[Begin Exercise data]

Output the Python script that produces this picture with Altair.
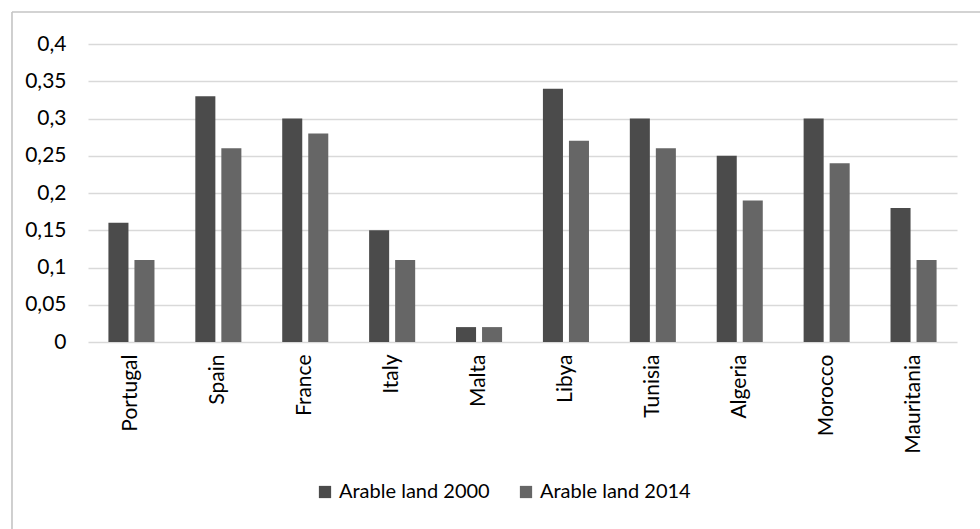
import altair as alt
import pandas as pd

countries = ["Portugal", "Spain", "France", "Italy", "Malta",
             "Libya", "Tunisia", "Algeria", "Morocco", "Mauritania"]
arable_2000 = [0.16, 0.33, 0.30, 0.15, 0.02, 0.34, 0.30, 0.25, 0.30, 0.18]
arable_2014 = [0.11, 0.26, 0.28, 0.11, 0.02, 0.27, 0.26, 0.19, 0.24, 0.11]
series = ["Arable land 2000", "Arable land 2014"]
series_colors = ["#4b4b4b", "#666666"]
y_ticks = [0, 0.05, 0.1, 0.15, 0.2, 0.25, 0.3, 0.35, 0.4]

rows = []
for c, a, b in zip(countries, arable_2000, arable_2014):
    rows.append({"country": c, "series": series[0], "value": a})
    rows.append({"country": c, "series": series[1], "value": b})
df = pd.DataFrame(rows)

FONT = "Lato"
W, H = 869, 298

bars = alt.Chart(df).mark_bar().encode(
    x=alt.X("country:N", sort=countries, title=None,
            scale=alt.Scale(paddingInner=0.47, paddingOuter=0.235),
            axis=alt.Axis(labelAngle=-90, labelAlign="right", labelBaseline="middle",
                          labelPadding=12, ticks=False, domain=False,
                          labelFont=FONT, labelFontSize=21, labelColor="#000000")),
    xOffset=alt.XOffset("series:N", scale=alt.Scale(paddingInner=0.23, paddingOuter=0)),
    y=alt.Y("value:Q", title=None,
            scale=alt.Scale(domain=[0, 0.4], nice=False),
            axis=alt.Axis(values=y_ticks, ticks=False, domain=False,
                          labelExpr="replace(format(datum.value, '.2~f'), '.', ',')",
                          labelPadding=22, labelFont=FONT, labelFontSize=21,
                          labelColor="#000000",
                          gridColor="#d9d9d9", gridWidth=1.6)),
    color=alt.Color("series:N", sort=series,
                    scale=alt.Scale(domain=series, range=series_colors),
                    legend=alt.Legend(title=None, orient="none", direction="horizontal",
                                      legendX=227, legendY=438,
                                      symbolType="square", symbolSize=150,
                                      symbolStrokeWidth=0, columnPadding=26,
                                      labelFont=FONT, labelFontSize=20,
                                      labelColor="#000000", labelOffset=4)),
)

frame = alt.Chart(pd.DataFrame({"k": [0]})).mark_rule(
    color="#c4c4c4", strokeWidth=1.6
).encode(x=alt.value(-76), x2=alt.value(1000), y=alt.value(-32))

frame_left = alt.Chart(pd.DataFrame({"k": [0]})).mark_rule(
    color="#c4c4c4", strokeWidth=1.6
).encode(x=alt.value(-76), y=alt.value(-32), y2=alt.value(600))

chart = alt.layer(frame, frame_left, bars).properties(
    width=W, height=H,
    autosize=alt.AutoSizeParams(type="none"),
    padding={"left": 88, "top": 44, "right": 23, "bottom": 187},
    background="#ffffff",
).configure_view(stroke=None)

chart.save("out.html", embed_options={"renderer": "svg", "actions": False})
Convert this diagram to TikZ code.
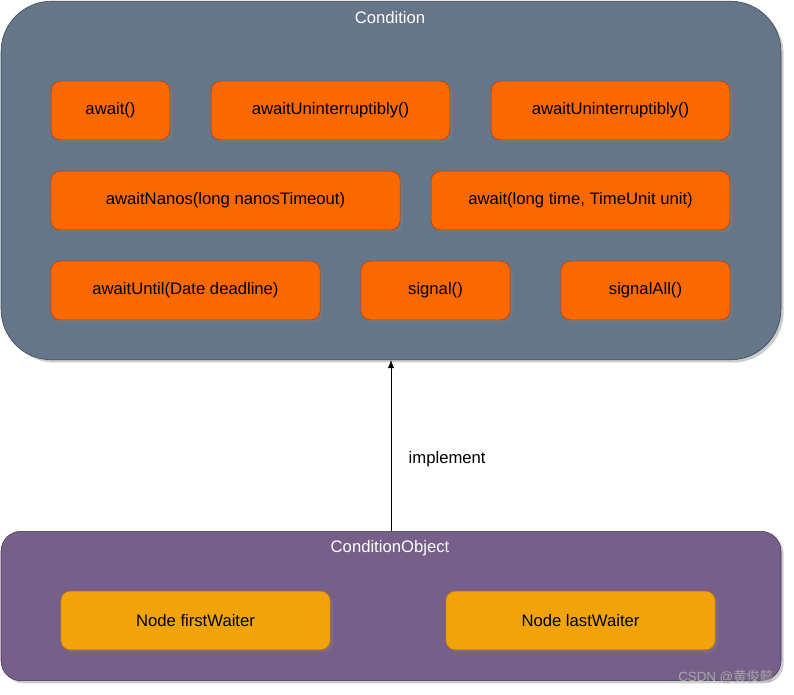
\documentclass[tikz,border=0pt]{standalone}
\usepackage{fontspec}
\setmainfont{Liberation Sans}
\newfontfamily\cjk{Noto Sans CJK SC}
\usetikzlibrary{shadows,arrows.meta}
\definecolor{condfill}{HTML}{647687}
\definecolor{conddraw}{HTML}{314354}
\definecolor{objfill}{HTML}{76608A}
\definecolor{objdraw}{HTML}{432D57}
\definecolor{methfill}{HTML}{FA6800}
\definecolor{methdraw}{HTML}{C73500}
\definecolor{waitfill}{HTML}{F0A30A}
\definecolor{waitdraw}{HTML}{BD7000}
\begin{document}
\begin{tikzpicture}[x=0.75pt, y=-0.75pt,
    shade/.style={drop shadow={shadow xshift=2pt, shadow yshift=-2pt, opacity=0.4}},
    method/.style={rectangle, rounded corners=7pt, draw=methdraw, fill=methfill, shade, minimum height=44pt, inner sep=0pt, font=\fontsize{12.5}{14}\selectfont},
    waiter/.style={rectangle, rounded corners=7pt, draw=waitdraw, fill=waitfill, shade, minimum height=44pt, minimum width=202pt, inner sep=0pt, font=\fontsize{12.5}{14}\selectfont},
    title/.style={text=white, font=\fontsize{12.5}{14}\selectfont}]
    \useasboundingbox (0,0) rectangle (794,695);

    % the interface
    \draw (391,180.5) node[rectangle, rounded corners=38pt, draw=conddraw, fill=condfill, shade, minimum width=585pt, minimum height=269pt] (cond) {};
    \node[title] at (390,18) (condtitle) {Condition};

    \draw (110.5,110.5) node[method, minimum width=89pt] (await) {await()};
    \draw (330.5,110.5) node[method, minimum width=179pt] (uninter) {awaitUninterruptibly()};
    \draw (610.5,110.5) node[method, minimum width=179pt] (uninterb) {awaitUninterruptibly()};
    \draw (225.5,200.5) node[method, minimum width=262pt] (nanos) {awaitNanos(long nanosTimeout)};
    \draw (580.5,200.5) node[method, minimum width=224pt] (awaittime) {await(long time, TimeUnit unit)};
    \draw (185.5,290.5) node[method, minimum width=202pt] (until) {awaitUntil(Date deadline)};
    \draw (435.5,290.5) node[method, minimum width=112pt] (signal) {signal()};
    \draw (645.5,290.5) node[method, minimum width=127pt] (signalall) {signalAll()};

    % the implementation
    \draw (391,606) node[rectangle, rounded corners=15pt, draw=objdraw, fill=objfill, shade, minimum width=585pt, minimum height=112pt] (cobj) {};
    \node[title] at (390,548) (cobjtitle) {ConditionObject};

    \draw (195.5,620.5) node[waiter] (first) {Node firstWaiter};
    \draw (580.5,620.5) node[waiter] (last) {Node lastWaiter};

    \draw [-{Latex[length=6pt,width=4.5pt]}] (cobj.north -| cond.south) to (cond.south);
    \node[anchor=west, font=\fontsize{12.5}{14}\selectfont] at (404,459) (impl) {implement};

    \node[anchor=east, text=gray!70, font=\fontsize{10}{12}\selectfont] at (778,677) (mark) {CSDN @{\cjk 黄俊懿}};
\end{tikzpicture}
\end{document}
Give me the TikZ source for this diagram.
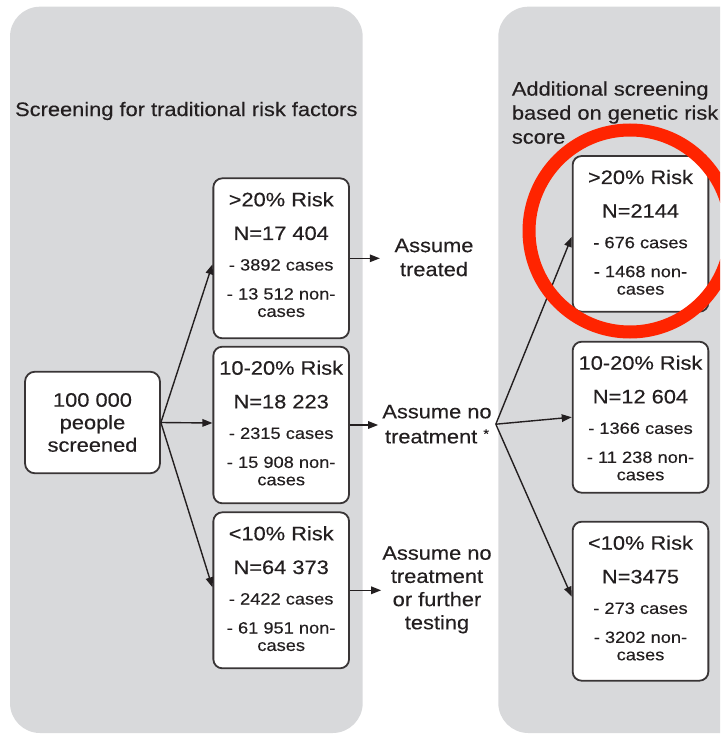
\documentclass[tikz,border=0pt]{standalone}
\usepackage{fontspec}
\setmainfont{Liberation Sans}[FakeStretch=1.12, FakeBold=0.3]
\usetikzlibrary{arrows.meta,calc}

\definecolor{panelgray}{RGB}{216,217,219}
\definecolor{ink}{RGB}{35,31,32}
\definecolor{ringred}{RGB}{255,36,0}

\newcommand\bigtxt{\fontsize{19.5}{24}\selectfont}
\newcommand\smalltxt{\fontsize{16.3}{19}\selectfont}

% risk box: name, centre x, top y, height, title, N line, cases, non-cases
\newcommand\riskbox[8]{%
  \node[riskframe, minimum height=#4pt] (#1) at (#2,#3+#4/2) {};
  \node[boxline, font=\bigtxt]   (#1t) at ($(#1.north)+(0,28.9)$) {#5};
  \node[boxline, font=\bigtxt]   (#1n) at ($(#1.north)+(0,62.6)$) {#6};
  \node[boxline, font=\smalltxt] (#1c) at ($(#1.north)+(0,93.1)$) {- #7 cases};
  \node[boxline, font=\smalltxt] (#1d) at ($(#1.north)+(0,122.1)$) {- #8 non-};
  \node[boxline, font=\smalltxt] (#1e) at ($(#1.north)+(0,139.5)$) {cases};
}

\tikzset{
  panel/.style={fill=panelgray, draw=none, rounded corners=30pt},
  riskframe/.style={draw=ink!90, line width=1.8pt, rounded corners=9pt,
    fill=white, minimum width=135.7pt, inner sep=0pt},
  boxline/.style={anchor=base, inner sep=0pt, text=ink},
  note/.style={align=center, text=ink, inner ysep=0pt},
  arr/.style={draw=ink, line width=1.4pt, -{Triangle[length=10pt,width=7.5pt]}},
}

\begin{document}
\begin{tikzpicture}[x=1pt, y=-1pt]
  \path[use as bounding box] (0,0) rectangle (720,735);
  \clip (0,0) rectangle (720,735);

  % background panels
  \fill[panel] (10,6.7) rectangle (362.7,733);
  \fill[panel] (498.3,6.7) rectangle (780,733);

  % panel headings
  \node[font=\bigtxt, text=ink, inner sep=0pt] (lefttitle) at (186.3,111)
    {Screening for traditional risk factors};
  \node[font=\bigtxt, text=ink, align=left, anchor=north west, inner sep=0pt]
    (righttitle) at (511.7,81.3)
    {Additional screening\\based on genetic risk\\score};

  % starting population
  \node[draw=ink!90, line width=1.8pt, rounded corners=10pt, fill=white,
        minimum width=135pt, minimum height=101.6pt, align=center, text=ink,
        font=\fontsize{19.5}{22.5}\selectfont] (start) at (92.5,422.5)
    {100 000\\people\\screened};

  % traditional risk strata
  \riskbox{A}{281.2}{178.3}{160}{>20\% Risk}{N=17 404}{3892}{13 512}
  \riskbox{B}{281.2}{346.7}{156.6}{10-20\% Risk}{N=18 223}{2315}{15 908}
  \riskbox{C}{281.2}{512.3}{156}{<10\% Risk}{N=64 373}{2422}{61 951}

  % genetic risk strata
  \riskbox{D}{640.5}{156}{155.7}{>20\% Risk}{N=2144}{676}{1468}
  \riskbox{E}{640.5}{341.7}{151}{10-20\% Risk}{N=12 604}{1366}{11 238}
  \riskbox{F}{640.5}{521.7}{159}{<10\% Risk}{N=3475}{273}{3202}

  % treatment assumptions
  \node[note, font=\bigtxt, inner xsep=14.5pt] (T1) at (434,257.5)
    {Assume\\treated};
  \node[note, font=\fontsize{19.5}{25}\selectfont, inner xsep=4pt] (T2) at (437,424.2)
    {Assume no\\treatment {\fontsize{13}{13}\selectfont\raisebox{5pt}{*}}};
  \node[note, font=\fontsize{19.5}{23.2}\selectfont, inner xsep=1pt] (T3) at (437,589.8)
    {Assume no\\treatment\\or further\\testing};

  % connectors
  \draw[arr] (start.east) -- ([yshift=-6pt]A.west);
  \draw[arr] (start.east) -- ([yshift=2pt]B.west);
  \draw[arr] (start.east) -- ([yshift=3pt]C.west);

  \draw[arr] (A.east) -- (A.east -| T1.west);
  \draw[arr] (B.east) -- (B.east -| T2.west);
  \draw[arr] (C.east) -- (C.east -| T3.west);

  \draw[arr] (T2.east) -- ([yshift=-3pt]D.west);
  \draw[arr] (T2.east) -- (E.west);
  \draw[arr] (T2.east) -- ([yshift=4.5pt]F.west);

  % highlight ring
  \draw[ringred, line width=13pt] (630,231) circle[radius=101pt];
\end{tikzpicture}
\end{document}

[End Exercise data]

Repeat only the lines from the one holding "Convert this diagram to TikZ code." to the one holding "(0,0) rectangle (794,695);", both ends included, and drop the images.

Convert this diagram to TikZ code.
\documentclass[tikz,border=0pt]{standalone}
\usepackage{fontspec}
\setmainfont{Liberation Sans}
\newfontfamily\cjk{Noto Sans CJK SC}
\usetikzlibrary{shadows,arrows.meta}
\definecolor{condfill}{HTML}{647687}
\definecolor{conddraw}{HTML}{314354}
\definecolor{objfill}{HTML}{76608A}
\definecolor{objdraw}{HTML}{432D57}
\definecolor{methfill}{HTML}{FA6800}
\definecolor{methdraw}{HTML}{C73500}
\definecolor{waitfill}{HTML}{F0A30A}
\definecolor{waitdraw}{HTML}{BD7000}
\begin{document}
\begin{tikzpicture}[x=0.75pt, y=-0.75pt,
    shade/.style={drop shadow={shadow xshift=2pt, shadow yshift=-2pt, opacity=0.4}},
    method/.style={rectangle, rounded corners=7pt, draw=methdraw, fill=methfill, shade, minimum height=44pt, inner sep=0pt, font=\fontsize{12.5}{14}\selectfont},
    waiter/.style={rectangle, rounded corners=7pt, draw=waitdraw, fill=waitfill, shade, minimum height=44pt, minimum width=202pt, inner sep=0pt, font=\fontsize{12.5}{14}\selectfont},
    title/.style={text=white, font=\fontsize{12.5}{14}\selectfont}]
    \useasboundingbox (0,0) rectangle (794,695);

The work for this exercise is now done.